What you will do -
Report every line in the listing that contains the string "matplotlib".

Data lines -
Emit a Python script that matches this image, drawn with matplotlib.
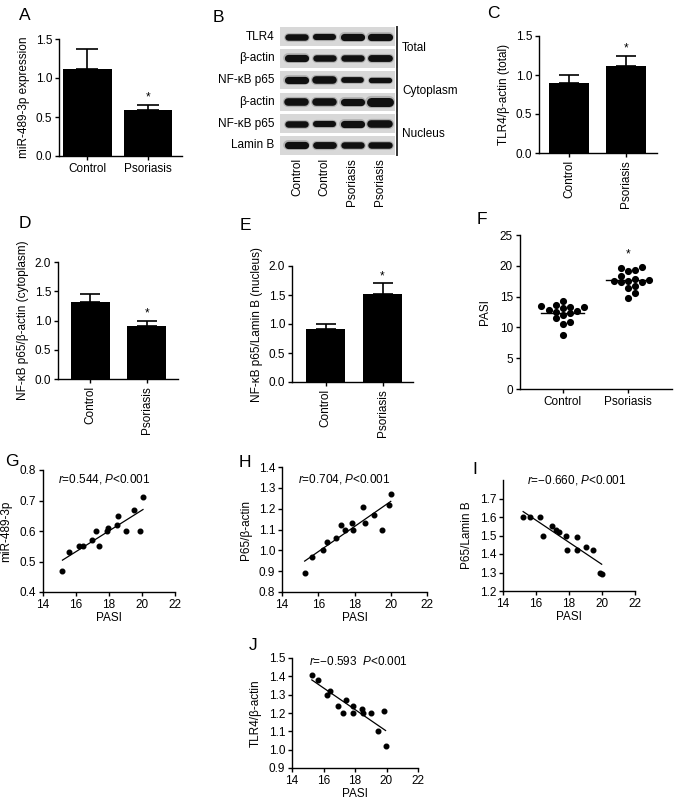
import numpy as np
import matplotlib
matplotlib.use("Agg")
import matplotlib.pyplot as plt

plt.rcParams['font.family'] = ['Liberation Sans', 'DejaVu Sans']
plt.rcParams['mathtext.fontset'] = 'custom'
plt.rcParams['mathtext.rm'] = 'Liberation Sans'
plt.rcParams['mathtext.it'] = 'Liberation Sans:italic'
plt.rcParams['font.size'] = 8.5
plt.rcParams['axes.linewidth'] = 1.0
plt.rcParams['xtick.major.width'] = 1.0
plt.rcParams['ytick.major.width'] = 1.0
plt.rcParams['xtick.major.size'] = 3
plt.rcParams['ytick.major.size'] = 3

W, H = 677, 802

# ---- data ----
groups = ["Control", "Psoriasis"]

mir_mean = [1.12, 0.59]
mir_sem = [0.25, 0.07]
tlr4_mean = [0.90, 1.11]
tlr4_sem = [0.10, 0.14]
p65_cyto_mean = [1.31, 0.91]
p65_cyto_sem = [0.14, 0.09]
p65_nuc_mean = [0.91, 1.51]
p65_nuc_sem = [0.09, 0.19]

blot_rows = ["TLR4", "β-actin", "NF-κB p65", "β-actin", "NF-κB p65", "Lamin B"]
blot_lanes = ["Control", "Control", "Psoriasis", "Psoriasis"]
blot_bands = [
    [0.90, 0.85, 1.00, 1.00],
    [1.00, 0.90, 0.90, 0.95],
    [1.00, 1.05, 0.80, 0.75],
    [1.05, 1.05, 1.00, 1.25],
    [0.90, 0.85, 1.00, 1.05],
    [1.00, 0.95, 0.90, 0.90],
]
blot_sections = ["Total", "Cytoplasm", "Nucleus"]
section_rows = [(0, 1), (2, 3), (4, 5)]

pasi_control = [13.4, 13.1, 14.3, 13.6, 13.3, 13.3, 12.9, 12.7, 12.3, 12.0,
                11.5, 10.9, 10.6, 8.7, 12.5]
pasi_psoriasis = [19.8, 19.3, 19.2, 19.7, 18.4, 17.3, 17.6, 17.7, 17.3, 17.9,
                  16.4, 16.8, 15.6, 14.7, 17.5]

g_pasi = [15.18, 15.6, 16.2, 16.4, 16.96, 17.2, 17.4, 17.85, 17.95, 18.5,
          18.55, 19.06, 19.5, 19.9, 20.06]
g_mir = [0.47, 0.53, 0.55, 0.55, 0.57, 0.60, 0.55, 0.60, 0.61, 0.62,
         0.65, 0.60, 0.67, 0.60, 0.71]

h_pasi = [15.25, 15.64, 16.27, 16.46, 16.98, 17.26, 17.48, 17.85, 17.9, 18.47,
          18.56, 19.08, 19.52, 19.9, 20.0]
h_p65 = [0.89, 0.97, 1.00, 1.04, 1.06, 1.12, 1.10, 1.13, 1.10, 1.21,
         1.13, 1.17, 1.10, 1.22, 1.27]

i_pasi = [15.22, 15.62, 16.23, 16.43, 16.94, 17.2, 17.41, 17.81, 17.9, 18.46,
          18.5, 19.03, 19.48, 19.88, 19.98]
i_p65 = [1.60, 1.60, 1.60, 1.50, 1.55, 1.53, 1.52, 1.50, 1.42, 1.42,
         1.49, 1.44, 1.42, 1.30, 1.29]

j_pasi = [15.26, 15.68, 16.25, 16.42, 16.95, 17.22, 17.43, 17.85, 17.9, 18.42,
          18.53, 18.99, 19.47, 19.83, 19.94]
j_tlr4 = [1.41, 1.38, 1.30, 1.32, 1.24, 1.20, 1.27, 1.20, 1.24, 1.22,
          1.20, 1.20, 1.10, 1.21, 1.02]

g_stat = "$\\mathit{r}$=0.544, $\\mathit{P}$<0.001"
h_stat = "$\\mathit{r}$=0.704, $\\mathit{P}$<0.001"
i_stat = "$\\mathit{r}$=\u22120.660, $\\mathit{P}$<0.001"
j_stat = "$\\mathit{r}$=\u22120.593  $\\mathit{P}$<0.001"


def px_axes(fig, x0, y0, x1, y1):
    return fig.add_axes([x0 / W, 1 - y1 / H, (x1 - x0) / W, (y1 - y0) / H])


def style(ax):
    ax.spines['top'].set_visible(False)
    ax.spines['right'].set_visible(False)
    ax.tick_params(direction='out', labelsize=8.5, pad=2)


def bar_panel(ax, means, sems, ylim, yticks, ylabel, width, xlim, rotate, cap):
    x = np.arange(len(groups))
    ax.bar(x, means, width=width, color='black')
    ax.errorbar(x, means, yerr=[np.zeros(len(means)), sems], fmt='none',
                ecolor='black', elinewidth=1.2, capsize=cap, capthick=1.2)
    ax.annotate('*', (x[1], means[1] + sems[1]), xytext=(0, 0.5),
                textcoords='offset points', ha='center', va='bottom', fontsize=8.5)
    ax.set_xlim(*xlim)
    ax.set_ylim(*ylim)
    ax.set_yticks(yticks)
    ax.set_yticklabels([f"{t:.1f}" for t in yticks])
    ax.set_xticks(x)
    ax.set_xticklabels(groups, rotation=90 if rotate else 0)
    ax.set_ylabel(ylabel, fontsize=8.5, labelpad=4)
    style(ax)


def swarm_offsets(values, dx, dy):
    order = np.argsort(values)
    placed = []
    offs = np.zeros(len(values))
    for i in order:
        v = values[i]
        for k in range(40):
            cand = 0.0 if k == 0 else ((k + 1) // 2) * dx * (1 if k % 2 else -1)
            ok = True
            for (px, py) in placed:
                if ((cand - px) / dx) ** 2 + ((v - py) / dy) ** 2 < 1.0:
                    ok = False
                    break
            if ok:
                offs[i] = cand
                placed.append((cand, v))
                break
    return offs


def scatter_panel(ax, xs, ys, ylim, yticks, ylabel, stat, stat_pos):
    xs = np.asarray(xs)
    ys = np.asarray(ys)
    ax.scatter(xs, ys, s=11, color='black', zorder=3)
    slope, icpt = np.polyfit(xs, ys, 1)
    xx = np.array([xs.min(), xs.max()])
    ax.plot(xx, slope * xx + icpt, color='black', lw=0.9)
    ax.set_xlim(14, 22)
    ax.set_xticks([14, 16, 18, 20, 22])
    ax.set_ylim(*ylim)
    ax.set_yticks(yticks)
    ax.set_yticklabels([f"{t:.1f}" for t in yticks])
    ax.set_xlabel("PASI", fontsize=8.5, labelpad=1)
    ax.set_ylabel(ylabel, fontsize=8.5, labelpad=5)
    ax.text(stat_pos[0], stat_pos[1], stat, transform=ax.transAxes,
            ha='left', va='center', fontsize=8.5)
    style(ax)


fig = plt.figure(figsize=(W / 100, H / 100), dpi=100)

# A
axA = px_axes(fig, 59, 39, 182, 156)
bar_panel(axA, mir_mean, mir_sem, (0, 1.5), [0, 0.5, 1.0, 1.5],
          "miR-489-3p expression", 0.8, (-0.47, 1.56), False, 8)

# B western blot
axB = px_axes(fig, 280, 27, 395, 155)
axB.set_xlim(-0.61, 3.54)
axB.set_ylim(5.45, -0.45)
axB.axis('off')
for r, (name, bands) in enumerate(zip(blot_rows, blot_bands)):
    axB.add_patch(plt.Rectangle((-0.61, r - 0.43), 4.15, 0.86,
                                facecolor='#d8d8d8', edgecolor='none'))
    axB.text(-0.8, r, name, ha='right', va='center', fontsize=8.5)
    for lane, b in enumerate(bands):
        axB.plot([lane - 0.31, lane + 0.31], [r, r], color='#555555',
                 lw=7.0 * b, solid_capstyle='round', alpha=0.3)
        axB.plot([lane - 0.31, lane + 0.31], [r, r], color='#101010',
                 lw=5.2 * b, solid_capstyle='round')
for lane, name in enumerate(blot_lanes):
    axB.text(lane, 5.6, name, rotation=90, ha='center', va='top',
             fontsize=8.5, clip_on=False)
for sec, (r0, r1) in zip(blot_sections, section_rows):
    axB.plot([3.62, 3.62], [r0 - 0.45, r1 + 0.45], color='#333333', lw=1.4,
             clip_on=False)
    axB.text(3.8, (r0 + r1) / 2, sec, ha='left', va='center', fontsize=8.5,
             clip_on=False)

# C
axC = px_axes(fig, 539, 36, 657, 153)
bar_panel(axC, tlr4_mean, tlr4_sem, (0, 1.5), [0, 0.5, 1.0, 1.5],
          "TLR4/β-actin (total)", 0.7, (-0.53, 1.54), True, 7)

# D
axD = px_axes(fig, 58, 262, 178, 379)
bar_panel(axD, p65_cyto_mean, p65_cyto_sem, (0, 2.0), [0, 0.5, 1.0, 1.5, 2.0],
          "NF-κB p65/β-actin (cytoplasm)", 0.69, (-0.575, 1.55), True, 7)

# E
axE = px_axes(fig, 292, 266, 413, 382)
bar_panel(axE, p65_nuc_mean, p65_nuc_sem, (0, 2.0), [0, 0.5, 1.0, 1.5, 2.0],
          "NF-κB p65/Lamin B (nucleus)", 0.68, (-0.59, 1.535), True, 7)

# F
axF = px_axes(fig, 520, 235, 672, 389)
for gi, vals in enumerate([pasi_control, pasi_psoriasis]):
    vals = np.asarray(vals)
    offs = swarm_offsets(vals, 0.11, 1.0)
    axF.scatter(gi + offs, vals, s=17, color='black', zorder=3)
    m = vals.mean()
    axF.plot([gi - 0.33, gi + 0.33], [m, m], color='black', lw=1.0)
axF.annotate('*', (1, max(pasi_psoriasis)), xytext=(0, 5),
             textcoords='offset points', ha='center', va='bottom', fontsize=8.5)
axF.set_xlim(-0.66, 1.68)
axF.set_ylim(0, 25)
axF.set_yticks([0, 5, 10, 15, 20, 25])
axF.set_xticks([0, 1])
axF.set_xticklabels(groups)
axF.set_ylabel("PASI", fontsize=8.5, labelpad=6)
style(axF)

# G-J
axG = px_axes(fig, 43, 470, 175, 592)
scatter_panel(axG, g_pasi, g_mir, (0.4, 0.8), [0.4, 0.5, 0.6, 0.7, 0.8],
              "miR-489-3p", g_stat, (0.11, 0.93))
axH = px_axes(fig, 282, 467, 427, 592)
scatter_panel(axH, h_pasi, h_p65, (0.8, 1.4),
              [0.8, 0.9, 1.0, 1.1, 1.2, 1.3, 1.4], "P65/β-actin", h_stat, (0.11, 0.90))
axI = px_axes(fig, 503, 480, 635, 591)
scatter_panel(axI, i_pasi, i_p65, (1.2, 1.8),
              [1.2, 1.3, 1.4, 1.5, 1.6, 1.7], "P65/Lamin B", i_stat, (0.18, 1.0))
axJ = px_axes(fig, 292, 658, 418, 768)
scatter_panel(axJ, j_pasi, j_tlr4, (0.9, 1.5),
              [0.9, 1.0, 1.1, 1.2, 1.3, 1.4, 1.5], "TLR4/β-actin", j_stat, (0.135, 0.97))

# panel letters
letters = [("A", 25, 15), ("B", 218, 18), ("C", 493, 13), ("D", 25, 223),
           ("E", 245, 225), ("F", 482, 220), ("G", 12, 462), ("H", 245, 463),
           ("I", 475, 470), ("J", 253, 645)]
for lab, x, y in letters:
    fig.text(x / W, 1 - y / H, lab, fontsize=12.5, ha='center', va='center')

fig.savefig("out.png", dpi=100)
--
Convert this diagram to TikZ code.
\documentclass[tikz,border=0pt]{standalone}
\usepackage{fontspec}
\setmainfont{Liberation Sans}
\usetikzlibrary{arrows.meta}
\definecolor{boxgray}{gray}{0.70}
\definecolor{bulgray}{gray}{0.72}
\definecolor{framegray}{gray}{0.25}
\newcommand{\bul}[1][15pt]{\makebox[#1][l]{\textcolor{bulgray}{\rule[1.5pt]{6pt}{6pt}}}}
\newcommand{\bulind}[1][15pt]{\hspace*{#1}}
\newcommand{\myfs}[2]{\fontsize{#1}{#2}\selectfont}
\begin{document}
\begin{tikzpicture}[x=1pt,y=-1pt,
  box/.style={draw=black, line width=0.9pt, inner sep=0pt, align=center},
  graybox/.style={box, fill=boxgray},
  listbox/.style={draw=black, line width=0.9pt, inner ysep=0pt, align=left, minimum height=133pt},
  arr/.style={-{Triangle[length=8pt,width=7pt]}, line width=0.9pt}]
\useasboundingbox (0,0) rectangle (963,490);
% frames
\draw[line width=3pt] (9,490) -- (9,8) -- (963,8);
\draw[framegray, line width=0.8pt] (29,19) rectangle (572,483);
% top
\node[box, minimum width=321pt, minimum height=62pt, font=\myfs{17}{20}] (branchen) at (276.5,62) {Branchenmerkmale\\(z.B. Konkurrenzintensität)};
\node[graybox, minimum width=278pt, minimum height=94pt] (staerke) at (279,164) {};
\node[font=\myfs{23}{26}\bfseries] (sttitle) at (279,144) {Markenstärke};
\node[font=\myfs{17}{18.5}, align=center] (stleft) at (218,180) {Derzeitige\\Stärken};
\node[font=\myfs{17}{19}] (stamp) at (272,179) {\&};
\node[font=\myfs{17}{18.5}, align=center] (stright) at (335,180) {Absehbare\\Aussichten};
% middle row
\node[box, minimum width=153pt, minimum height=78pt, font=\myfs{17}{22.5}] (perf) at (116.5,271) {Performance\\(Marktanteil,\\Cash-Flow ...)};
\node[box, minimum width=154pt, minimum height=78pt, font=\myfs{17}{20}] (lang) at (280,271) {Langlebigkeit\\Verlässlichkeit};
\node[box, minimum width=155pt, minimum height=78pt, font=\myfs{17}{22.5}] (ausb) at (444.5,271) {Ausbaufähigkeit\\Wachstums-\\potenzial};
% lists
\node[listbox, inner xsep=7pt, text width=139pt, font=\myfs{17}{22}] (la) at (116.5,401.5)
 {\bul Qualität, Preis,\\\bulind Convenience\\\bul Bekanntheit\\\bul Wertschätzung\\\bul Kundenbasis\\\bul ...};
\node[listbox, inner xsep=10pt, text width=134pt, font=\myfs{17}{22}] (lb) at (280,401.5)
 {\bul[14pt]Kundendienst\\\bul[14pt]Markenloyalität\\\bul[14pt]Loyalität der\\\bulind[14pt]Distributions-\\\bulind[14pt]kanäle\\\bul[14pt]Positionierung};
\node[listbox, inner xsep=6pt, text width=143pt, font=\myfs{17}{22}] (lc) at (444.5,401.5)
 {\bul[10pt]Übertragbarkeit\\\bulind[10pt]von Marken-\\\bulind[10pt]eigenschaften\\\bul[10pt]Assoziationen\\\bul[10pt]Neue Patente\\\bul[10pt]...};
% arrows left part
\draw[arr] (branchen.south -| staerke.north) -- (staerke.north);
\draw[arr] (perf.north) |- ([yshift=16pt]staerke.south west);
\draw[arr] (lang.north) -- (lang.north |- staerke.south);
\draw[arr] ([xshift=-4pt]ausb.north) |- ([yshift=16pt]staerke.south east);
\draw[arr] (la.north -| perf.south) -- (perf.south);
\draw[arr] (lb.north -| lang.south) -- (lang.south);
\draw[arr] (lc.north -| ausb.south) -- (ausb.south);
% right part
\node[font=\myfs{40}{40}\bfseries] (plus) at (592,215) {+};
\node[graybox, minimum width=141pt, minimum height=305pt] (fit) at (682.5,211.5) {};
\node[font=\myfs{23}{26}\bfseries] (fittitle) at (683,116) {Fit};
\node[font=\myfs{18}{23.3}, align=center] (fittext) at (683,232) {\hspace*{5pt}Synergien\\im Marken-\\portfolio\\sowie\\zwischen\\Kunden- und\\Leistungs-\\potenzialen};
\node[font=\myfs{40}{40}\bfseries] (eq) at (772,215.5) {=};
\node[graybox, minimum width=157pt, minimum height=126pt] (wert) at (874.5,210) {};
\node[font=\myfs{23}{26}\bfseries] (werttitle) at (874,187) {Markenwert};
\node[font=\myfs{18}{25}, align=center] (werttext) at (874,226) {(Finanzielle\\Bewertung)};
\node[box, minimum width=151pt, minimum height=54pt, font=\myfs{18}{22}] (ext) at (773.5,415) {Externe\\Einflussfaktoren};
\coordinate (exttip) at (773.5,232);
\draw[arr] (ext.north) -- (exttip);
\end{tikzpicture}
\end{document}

Response to this exercise -
Emit a Python script that matches this image, drawn with matplotlib.
import matplotlib
matplotlib.use("Agg")
import matplotlib.pyplot as plt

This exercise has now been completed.